Required task: Quote, without change, all of the lines that follow.
━━ Data excerpt ━━
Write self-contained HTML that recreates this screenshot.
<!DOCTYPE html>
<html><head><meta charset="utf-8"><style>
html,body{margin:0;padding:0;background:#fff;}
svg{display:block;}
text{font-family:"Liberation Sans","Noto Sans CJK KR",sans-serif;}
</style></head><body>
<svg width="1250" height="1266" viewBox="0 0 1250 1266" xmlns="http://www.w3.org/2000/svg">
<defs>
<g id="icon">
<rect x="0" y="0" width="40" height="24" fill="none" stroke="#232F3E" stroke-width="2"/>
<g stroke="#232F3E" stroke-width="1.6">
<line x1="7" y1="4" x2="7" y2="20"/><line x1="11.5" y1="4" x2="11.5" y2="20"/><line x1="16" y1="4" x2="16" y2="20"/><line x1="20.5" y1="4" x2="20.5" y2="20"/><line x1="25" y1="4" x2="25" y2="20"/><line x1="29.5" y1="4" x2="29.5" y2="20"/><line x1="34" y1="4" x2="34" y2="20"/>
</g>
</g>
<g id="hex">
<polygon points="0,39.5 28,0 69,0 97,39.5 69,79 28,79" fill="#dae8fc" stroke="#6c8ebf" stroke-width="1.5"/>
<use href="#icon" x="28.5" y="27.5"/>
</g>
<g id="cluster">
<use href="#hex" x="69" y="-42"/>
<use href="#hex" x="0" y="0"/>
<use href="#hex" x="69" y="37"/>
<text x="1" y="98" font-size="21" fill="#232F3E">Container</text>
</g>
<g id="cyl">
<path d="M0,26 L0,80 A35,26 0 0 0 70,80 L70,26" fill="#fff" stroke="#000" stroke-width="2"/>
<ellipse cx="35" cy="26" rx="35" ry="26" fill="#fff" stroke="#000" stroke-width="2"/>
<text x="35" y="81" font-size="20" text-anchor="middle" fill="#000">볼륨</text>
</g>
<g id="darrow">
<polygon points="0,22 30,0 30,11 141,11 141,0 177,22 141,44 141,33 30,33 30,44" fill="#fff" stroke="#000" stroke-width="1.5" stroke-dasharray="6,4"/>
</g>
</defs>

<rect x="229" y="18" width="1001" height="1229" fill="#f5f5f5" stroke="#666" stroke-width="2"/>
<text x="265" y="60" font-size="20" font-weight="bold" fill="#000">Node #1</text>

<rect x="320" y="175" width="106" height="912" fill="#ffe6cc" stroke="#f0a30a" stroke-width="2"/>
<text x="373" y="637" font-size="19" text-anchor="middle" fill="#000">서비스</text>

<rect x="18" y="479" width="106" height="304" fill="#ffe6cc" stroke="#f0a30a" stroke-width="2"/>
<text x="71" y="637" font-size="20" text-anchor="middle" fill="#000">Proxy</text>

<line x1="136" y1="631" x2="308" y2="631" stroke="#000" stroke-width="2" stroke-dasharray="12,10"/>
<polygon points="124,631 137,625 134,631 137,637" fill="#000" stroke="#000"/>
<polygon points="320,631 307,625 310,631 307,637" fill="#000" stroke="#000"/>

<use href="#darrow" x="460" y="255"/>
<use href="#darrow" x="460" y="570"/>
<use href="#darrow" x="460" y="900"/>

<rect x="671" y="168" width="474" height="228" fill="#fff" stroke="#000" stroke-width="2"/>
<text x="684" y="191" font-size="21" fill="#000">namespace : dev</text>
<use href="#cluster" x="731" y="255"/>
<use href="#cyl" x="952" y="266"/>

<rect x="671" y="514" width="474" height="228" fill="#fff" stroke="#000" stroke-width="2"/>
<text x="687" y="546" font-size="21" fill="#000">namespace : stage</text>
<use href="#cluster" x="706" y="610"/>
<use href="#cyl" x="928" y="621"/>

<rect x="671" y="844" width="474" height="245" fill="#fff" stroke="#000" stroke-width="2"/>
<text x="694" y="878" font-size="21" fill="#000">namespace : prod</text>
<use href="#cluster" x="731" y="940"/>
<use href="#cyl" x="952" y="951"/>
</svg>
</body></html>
━━━
Problem solution:
Write self-contained HTML that recreates this screenshot.
<!DOCTYPE html>
<html><head><meta charset="utf-8"><style>
html,body{margin:0;padding:0;background:#fff;}
svg{display:block;}
text{font-family:"Liberation Sans","Noto Sans CJK KR",sans-serif;}
</style></head><body>
<svg width="1250" height="1266" viewBox="0 0 1250 1266" xmlns="http://www.w3.org/2000/svg">
<defs>
<g id="icon">
<rect x="0" y="0" width="40" height="24" fill="none" stroke="#232F3E" stroke-width="2"/>
<g stroke="#232F3E" stroke-width="1.6">
<line x1="7" y1="4" x2="7" y2="20"/><line x1="11.5" y1="4" x2="11.5" y2="20"/><line x1="16" y1="4" x2="16" y2="20"/><line x1="20.5" y1="4" x2="20.5" y2="20"/><line x1="25" y1="4" x2="25" y2="20"/><line x1="29.5" y1="4" x2="29.5" y2="20"/><line x1="34" y1="4" x2="34" y2="20"/>
</g>
</g>
<g id="hex">
<polygon points="0,39.5 28,0 69,0 97,39.5 69,79 28,79" fill="#dae8fc" stroke="#6c8ebf" stroke-width="1.5"/>
<use href="#icon" x="28.5" y="27.5"/>
</g>
<g id="cluster">
<use href="#hex" x="69" y="-42"/>
<use href="#hex" x="0" y="0"/>
<use href="#hex" x="69" y="37"/>
<text x="1" y="98" font-size="21" fill="#232F3E">Container</text>
</g>
<g id="cyl">
<path d="M0,26 L0,80 A35,26 0 0 0 70,80 L70,26" fill="#fff" stroke="#000" stroke-width="2"/>
<ellipse cx="35" cy="26" rx="35" ry="26" fill="#fff" stroke="#000" stroke-width="2"/>
<text x="35" y="81" font-size="20" text-anchor="middle" fill="#000">볼륨</text>
</g>
<g id="darrow">
<polygon points="0,22 30,0 30,11 141,11 141,0 177,22 141,44 141,33 30,33 30,44" fill="#fff" stroke="#000" stroke-width="1.5" stroke-dasharray="6,4"/>
</g>
</defs>

<rect x="229" y="18" width="1001" height="1229" fill="#f5f5f5" stroke="#666" stroke-width="2"/>
<text x="265" y="60" font-size="20" font-weight="bold" fill="#000">Node #1</text>

<rect x="320" y="175" width="106" height="912" fill="#ffe6cc" stroke="#f0a30a" stroke-width="2"/>
<text x="373" y="637" font-size="19" text-anchor="middle" fill="#000">서비스</text>

<rect x="18" y="479" width="106" height="304" fill="#ffe6cc" stroke="#f0a30a" stroke-width="2"/>
<text x="71" y="637" font-size="20" text-anchor="middle" fill="#000">Proxy</text>

<line x1="136" y1="631" x2="308" y2="631" stroke="#000" stroke-width="2" stroke-dasharray="12,10"/>
<polygon points="124,631 137,625 134,631 137,637" fill="#000" stroke="#000"/>
<polygon points="320,631 307,625 310,631 307,637" fill="#000" stroke="#000"/>

<use href="#darrow" x="460" y="255"/>
<use href="#darrow" x="460" y="570"/>
<use href="#darrow" x="460" y="900"/>

<rect x="671" y="168" width="474" height="228" fill="#fff" stroke="#000" stroke-width="2"/>
<text x="684" y="191" font-size="21" fill="#000">namespace : dev</text>
<use href="#cluster" x="731" y="255"/>
<use href="#cyl" x="952" y="266"/>

<rect x="671" y="514" width="474" height="228" fill="#fff" stroke="#000" stroke-width="2"/>
<text x="687" y="546" font-size="21" fill="#000">namespace : stage</text>
<use href="#cluster" x="706" y="610"/>
<use href="#cyl" x="928" y="621"/>

<rect x="671" y="844" width="474" height="245" fill="#fff" stroke="#000" stroke-width="2"/>
<text x="694" y="878" font-size="21" fill="#000">namespace : prod</text>
<use href="#cluster" x="731" y="940"/>
<use href="#cyl" x="952" y="951"/>
</svg>
</body></html>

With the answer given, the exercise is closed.